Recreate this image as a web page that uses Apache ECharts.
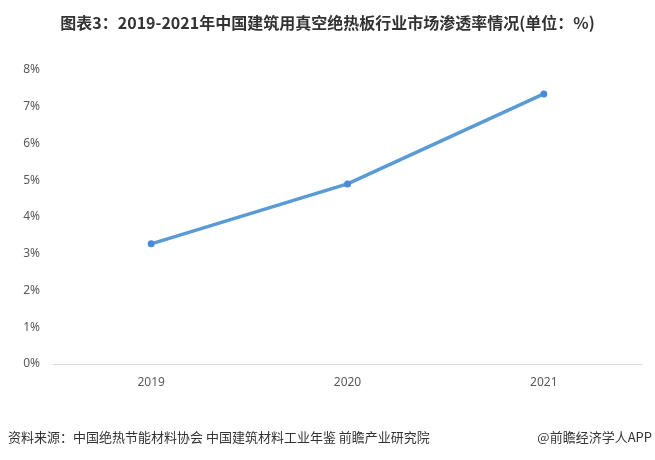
<!DOCTYPE html>
<html>
<head>
<meta charset="utf-8">
<script src="https://cdn.jsdelivr.net/npm/echarts@6/dist/echarts.min.js"></script>
<style>
html,body{margin:0;padding:0;background:#fff;}
#c{width:655px;height:460px;}
</style>
</head>
<body>
<div id="c"></div>
<script>
var categories = ['2019', '2020', '2021'];
var penetration = [3.27, 4.9, 7.35];
var yTicks = [0, 1, 2, 3, 4, 5, 6, 7, 8];

var chart = echarts.init(document.getElementById('c'));
chart.setOption({
  backgroundColor: '#fff',
  animation: false,
  title: {
    text: '图表3：2019-2021年中国建筑用真空绝热板行业市场渗透率情况(单位：%)',
    left: 'center',
    top: 10,
    textStyle: {fontFamily: 'Noto Sans CJK SC', fontWeight: 'bold', fontSize: 16, color: '#333'}
  },
  graphic: [
    {type: 'text', left: 8, top: 431, style: {text: '资料来源：中国绝热节能材料协会 中国建筑材料工业年鉴 前瞻产业研究院', font: '13px "Noto Sans CJK SC"', fill: '#333'}},
    {type: 'text', right: 3, top: 431, style: {text: '@前瞻经济学人APP', font: '13px "Noto Sans CJK SC"', fill: '#333'}}
  ],
  grid: {left: 53, right: 13, top: 70, bottom: 96},
  xAxis: {
    type: 'category',
    data: categories,
    boundaryGap: true,
    axisLine: {lineStyle: {color: '#d9d9d9'}},
    axisTick: {show: false},
    axisLabel: {color: '#595959', fontSize: 12, margin: 13, fontFamily: 'Noto Sans'}
  },
  yAxis: {
    type: 'value',
    min: yTicks[0],
    max: yTicks[yTicks.length - 1],
    interval: 1,
    splitLine: {show: false},
    axisLine: {show: false},
    axisTick: {show: false},
    axisLabel: {color: '#595959', fontSize: 12, margin: 13, fontFamily: 'Noto Sans', formatter: '{value}%'}
  },
  series: [{
    type: 'line',
    data: penetration,
    symbol: 'circle',
    symbolSize: 7,
    lineStyle: {color: '#5b9bd5', width: 3.5},
    itemStyle: {color: '#4a89dc'}
  }]
});
</script>
</body>
</html>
::::::::::
• **Problem**
Give every line back word for word and leave the pictures out.

• **Output**
Recreate this image as a web page that uses Apache ECharts.
<!DOCTYPE html>
<html>
<head>
<meta charset="utf-8">
<script src="https://cdn.jsdelivr.net/npm/echarts@6/dist/echarts.min.js"></script>
<style>
html,body{margin:0;padding:0;background:#fff;}
#c{width:655px;height:460px;}
</style>
</head>
<body>
<div id="c"></div>
<script>
var categories = ['2019', '2020', '2021'];
var penetration = [3.27, 4.9, 7.35];
var yTicks = [0, 1, 2, 3, 4, 5, 6, 7, 8];

var chart = echarts.init(document.getElementById('c'));
chart.setOption({
  backgroundColor: '#fff',
  animation: false,
  title: {
    text: '图表3：2019-2021年中国建筑用真空绝热板行业市场渗透率情况(单位：%)',
    left: 'center',
    top: 10,
    textStyle: {fontFamily: 'Noto Sans CJK SC', fontWeight: 'bold', fontSize: 16, color: '#333'}
  },
  graphic: [
    {type: 'text', left: 8, top: 431, style: {text: '资料来源：中国绝热节能材料协会 中国建筑材料工业年鉴 前瞻产业研究院', font: '13px "Noto Sans CJK SC"', fill: '#333'}},
    {type: 'text', right: 3, top: 431, style: {text: '@前瞻经济学人APP', font: '13px "Noto Sans CJK SC"', fill: '#333'}}
  ],
  grid: {left: 53, right: 13, top: 70, bottom: 96},
  xAxis: {
    type: 'category',
    data: categories,
    boundaryGap: true,
    axisLine: {lineStyle: {color: '#d9d9d9'}},
    axisTick: {show: false},
    axisLabel: {color: '#595959', fontSize: 12, margin: 13, fontFamily: 'Noto Sans'}
  },
  yAxis: {
    type: 'value',
    min: yTicks[0],
    max: yTicks[yTicks.length - 1],
    interval: 1,
    splitLine: {show: false},
    axisLine: {show: false},
    axisTick: {show: false},
    axisLabel: {color: '#595959', fontSize: 12, margin: 13, fontFamily: 'Noto Sans', formatter: '{value}%'}
  },
  series: [{
    type: 'line',
    data: penetration,
    symbol: 'circle',
    symbolSize: 7,
    lineStyle: {color: '#5b9bd5', width: 3.5},
    itemStyle: {color: '#4a89dc'}
  }]
});
</script>
</body>
</html>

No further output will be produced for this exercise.